It’s hard to be in academia without hearing about the dreaded Reviewer #3. Despite the thousands of jokes, very little is actually known about the impact of the review process on researchers – and on the research community!
Competitive funding is a core component of maintaining a thriving and innovative research culture – but the focus has long been on the individual instead of the collective. With this individual lens, it is not uncommon for researchers to see funding as a zero-sum game, after all, there is a limited amount of funding available.
Whilst this may be a reasonable response for an individual, it should not be the perspective of the funding systems. Any country benefits immensely from an empowered scientific workforce that produces increasingly competitive research proposals – so why is peer review so focused on tearing down instead of listing up?
At Proposal Analytics, we propose a research review process that generates constructive comments that can help the applicant grow, regardless of the funding decision. Scientific gatekeeping, the use of impersonal and biased metrics, and a needlessly unpleasant reviewer #3 do not make the scientific enterprise better – instead they only reduce the potential achievements we can reach. A more collaborative view on reviewing; one that is still highly critical yet constructive and created with the intention of empowering researchers to improve with each iteration, is one in which we can reach our collective potential.

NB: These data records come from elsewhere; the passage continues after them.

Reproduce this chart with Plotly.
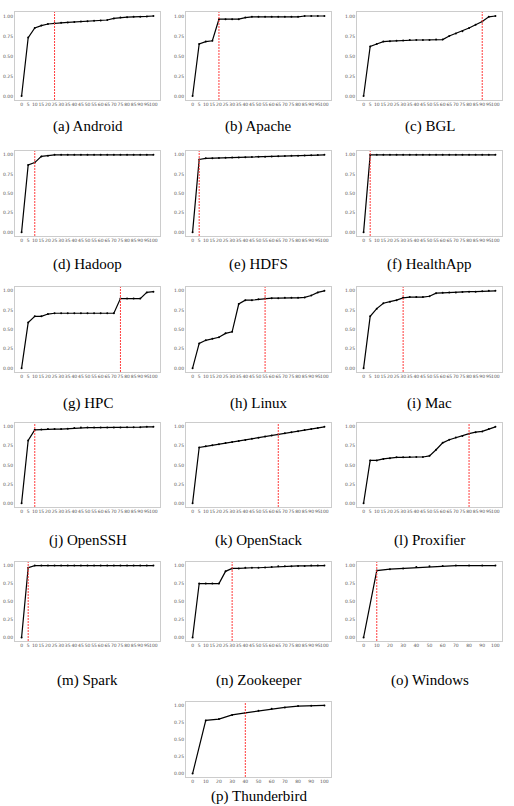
import plotly.graph_objects as go

W, H = 514, 806

x5 = list(range(0, 101, 5))
x10 = list(range(0, 101, 10))

names = ["Android", "Apache", "BGL", "Hadoop", "HDFS", "HealthApp", "HPC", "Linux",
         "Mac", "OpenSSH", "OpenStack", "Proxifier", "Spark", "Zookeeper", "Windows", "Thunderbird"]
letters = "abcdefghijklmnop"

android = [0, 0.73, 0.85, 0.88, 0.90, 0.91, 0.915, 0.92, 0.925, 0.93, 0.935, 0.94, 0.945, 0.95, 0.97, 0.98, 0.985, 0.99, 0.99, 0.995, 1.0]
apache = [0, 0.65, 0.68, 0.69, 0.96, 0.96, 0.96, 0.96, 0.98, 0.99, 0.99, 0.99, 0.99, 0.99, 0.99, 0.99, 0.99, 1.0, 1.0, 1.0, 1.0]
bgl = [0, 0.62, 0.65, 0.68, 0.685, 0.69, 0.695, 0.70, 0.70, 0.70, 0.70, 0.705, 0.705, 0.75, 0.78, 0.81, 0.85, 0.89, 0.93, 0.99, 1.0]
hadoop = [0, 0.87, 0.90, 0.98, 0.99, 1.0, 1.0, 1.0, 1.0, 1.0, 1.0, 1.0, 1.0, 1.0, 1.0, 1.0, 1.0, 1.0, 1.0, 1.0, 1.0]
hdfs = [0, 0.94, 0.955, 0.957, 0.96, 0.962, 0.965, 0.967, 0.97, 0.972, 0.975, 0.977, 0.98, 0.982, 0.985, 0.987, 0.99, 0.992, 0.995, 0.997, 1.0]
healthapp = [0, 1.0, 1.0, 1.0, 1.0, 1.0, 1.0, 1.0, 1.0, 1.0, 1.0, 1.0, 1.0, 1.0, 1.0, 1.0, 1.0, 1.0, 1.0, 1.0, 1.0]
hpc = [0, 0.59, 0.67, 0.67, 0.70, 0.71, 0.71, 0.71, 0.71, 0.71, 0.71, 0.71, 0.71, 0.71, 0.71, 0.90, 0.90, 0.90, 0.90, 0.98, 0.99]
linux = [0, 0.32, 0.36, 0.38, 0.40, 0.45, 0.47, 0.83, 0.88, 0.88, 0.89, 0.90, 0.905, 0.905, 0.91, 0.91, 0.91, 0.915, 0.94, 0.98, 1.0]
mac = [0, 0.67, 0.77, 0.84, 0.86, 0.88, 0.91, 0.92, 0.92, 0.92, 0.93, 0.97, 0.975, 0.98, 0.98, 0.985, 0.99, 0.99, 0.995, 1.0, 1.0]
openssh = [0, 0.82, 0.96, 0.965, 0.97, 0.97, 0.97, 0.975, 0.985, 0.99, 0.99, 0.99, 0.99, 0.99, 0.99, 0.99, 0.995, 0.995, 0.995, 1.0, 1.0]
openstack = [0, 0.73, 0.744, 0.758, 0.773, 0.787, 0.801, 0.815, 0.829, 0.844, 0.858, 0.872, 0.886, 0.901, 0.915, 0.929, 0.943, 0.957, 0.972, 0.986, 1.0]
proxifier = [0, 0.56, 0.56, 0.58, 0.59, 0.60, 0.60, 0.605, 0.605, 0.605, 0.62, 0.70, 0.79, 0.83, 0.86, 0.88, 0.91, 0.93, 0.94, 0.97, 1.0]
spark = [0, 0.97, 1.0, 1.0, 1.0, 1.0, 1.0, 1.0, 1.0, 1.0, 1.0, 1.0, 1.0, 1.0, 1.0, 1.0, 1.0, 1.0, 1.0, 1.0, 1.0]
zookeeper = [0, 0.75, 0.75, 0.75, 0.75, 0.92, 0.96, 0.96, 0.97, 0.97, 0.97, 0.975, 0.98, 0.99, 0.99, 0.99, 0.995, 0.995, 1.0, 1.0, 1.0]
windows = [0, 0.93, 0.95, 0.96, 0.98, 0.99, 0.995, 1.0, 1.0, 1.0, 1.0]
thunderbird = [0, 0.78, 0.80, 0.86, 0.89, 0.92, 0.95, 0.97, 0.99, 0.995, 1.0]

series = [android, apache, bgl, hadoop, hdfs, healthapp, hpc, linux, mac, openssh,
          openstack, proxifier, spark, zookeeper, windows, thunderbird]
xs = [x5] * 14 + [x10, x10]
thresholds = [25, 20, 90, 10, 5, 5, 75, 55, 30, 10, 65, 80, 5, 30, 10, 40]
ytick_vals = [0, 0.25, 0.5, 0.75, 1.0]
ytick_text = ["0.00", "0.25", "0.50", "0.75", "1.00"]

# pixel layout
cols = [(15, 160), (186, 331), (357, 502)]
rows = [(12, 100), (151, 236), (287, 372), (423, 507), (562, 641), (702, 777)]
caption_y = [127, 264, 403, 540, 680, 796]

fig = go.Figure()
annotations = []
shapes = []
for i, (name, ys, xx, th) in enumerate(zip(names, series, xs, thresholds)):
    if i < 15:
        r, c = divmod(i, 3)
    else:
        r, c = 5, 1
    k = i + 1
    xa = "x" if k == 1 else f"x{k}"
    ya = "y" if k == 1 else f"y{k}"
    fig.add_trace(go.Scatter(
        x=xx, y=ys, mode="lines+markers", xaxis=xa, yaxis=ya,
        line=dict(color="black", width=1.2),
        marker=dict(color="black", size=2), showlegend=False))
    x0, x1 = cols[c]
    y0, y1 = rows[r]
    fig.layout[f"xaxis{'' if k == 1 else k}"] = dict(
        domain=[x0 / W, x1 / W], anchor=ya, range=[-5, 105],
        tickvals=xx, ticktext=[str(v) for v in xx], tickangle=0,
        showgrid=False, zeroline=False, showline=True, mirror=True,
        linecolor="#cccccc", linewidth=1, ticks="",
        tickfont=dict(size=4.5, color="#555555", family="DejaVu Sans"))
    fig.layout[f"yaxis{'' if k == 1 else k}"] = dict(
        domain=[1 - y1 / H, 1 - y0 / H], anchor=xa, range=[-0.05, 1.05],
        tickvals=ytick_vals, ticktext=ytick_text,
        showgrid=False, zeroline=False, showline=True, mirror=True,
        linecolor="#cccccc", linewidth=1, ticks="",
        tickfont=dict(size=4.5, color="#555555", family="DejaVu Sans"))
    shapes.append(dict(type="line", xref=xa, yref=f"{ya} domain",
                       x0=th, x1=th, y0=0, y1=1,
                       line=dict(color="rgb(255,60,60)", width=1, dash="2px,1px")))
    annotations.append(dict(text=f"({letters[i]}) {name}", xref="paper", yref="paper",
                            x=(x0 + x1) / 2 / W, y=1 - caption_y[r] / H,
                            xanchor="center", yanchor="middle", showarrow=False,
                            font=dict(size=15, color="black", family="Liberation Serif")))

fig.update_layout(width=W, height=H, margin=dict(l=0, r=0, t=0, b=0),
                  paper_bgcolor="white", plot_bgcolor="white",
                  annotations=annotations, shapes=shapes)
fig.write_html("out.html")
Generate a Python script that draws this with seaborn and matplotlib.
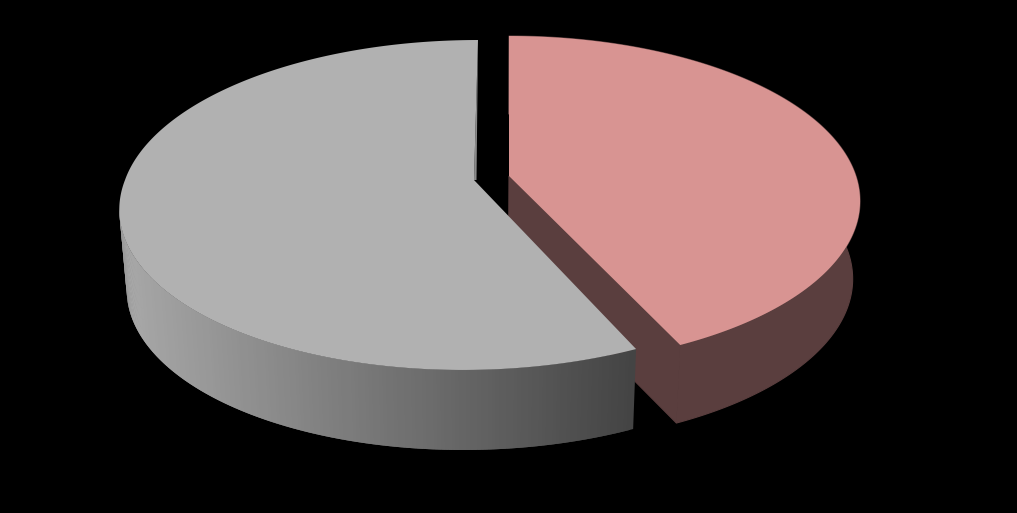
import numpy as np
import matplotlib
matplotlib.use("Agg")
import matplotlib.pyplot as plt
from matplotlib.collections import PolyCollection
import seaborn as sns

# ── Data ─────────────────────────────────────────────────────
slice_names  = ["Pink", "Grey"]
slice_shares = [43.0, 57.0]

# ── Look of the 3D pie (pixels, y down) ──────────────────────
top_colors  = ["#D89492", "#B1B1B1"]
apex        = [(509, 176), (474, 180)]
shear_back  = [0.0, 0.0286]
shear_front = [0.0, 0.06]
radius_x    = [347, 349]
radius_y    = 161.2
persp       = 0.1515
wall_drop   = [78, 80]
wall_scale  = 0.98
view_x      = 490


def rim(theta, i):
    # theta is clockwise from the back of the pie, in radians
    x, y = np.sin(theta), np.cos(theta)
    w = 1 + persp * y
    up = radius_y * y / w
    lean = np.where(up > 0, shear_back[i], shear_front[i])
    sx = apex[i][0] + radius_x[i] * x / w + lean * up
    sy = apex[i][1] - up
    return np.column_stack([sx, sy])


def drop(pts, i):
    # same points on the bottom disc
    return np.column_stack([view_x + wall_scale * (pts[:, 0] - view_x), pts[:, 1] + wall_drop[i]])


sns.set_theme(style="dark", rc={"figure.facecolor": "black", "axes.facecolor": "black"})
fig = plt.figure(figsize=(10.17, 5.13), dpi=100)
ax = fig.add_axes([0, 0, 1, 1])
ax.set_xlim(0, 1017)
ax.set_ylim(513, 0)
ax.axis("off")

edges = np.cumsum([0] + slice_shares) / 100 * 2 * np.pi
th_pink = np.linspace(edges[0], edges[1], 200)
th_grey = np.linspace(edges[1], edges[2], 400)

# ── Pink slice ───────────────────────────────────────────────
pink_wall = "#5A3E3E"
pts = rim(th_pink, 0)
low = drop(pts, 0)
ax.fill(*np.vstack([pts, low[::-1]]).T, color=pink_wall, lw=0.8, zorder=1)
apex_p = np.array([apex[0]], dtype=float)
cut = np.vstack([apex_p, pts[-1:], low[-1:], drop(apex_p, 0)])
ax.fill(*cut.T, color=pink_wall, lw=0.8, zorder=1)
ax.fill(*np.vstack([apex_p, pts]).T, color=top_colors[0], lw=0, zorder=2)

# ── Grey slice ───────────────────────────────────────────────
pts = rim(th_grey, 1)
low = drop(pts, 1)
shades = sns.blend_palette(["#A8A8A8", "#444444"], 150)
left_end = int(np.argmin(pts[:, 0]))
quads, face = [], []
for j in range(left_end):
    # each quad runs under the next one, so no seams show
    quads.append([pts[j], pts[j + 2], low[j + 2], low[j]])
    pos = (pts[j, 0] - 120) / (637 - 120)
    face.append(shades[int(np.clip(pos, 0, 0.999) * len(shades))])
ax.add_collection(PolyCollection(quads, facecolors=face, linewidths=0, zorder=3))

apex_g = np.array([apex[1]], dtype=float)
sliver = np.vstack([apex_g, pts[-1:], apex_g + [2.5, 0]])
ax.fill(*sliver.T, color="#8A8A8A", lw=0, zorder=3)
ax.fill(*np.vstack([apex_g, pts]).T, color=top_colors[1], lw=0, zorder=4)

plt.savefig("out.png", dpi=100, facecolor="black")
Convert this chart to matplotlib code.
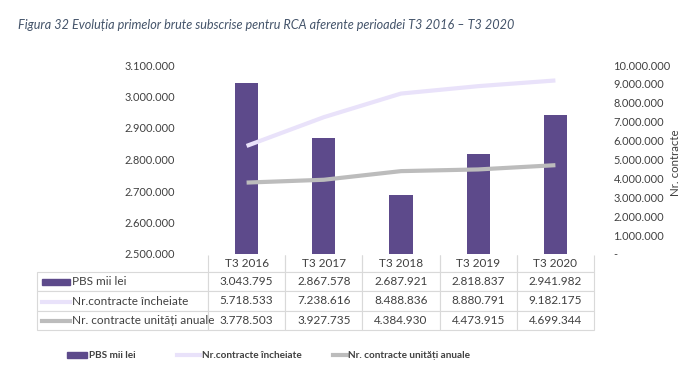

We are collaborating on this project with the Wellcome Trust and Gemma Derrick at Lancaster University because we are interested in studying how reviewer comments impact the research ecosystem, and specifically how critical comments can be used to improve the collective intelligence of early career researchers.
Proposal Analytics already looks into the grant submission patterns of researchers in the US – where do they submit and how that breaks down across racial and gender groups. With this project, we are interested in understanding if the reviewer comments help or hinder researchers’ future grant applications. Do researchers resubmit to the same funding source after improving their application, or are they disheartened by harsh criticisms and seek another – perhaps more compassionate – funder? If so, can review comments therefore be constructed in a way that doesn’t dishearten the researcher, but instead motivates their improvement?
Answering these questions will help us evaluate how effective the current funding infrastructure is at cultivating a competitive and innovative research ecosystem that includes and improves its participants, not alienates them.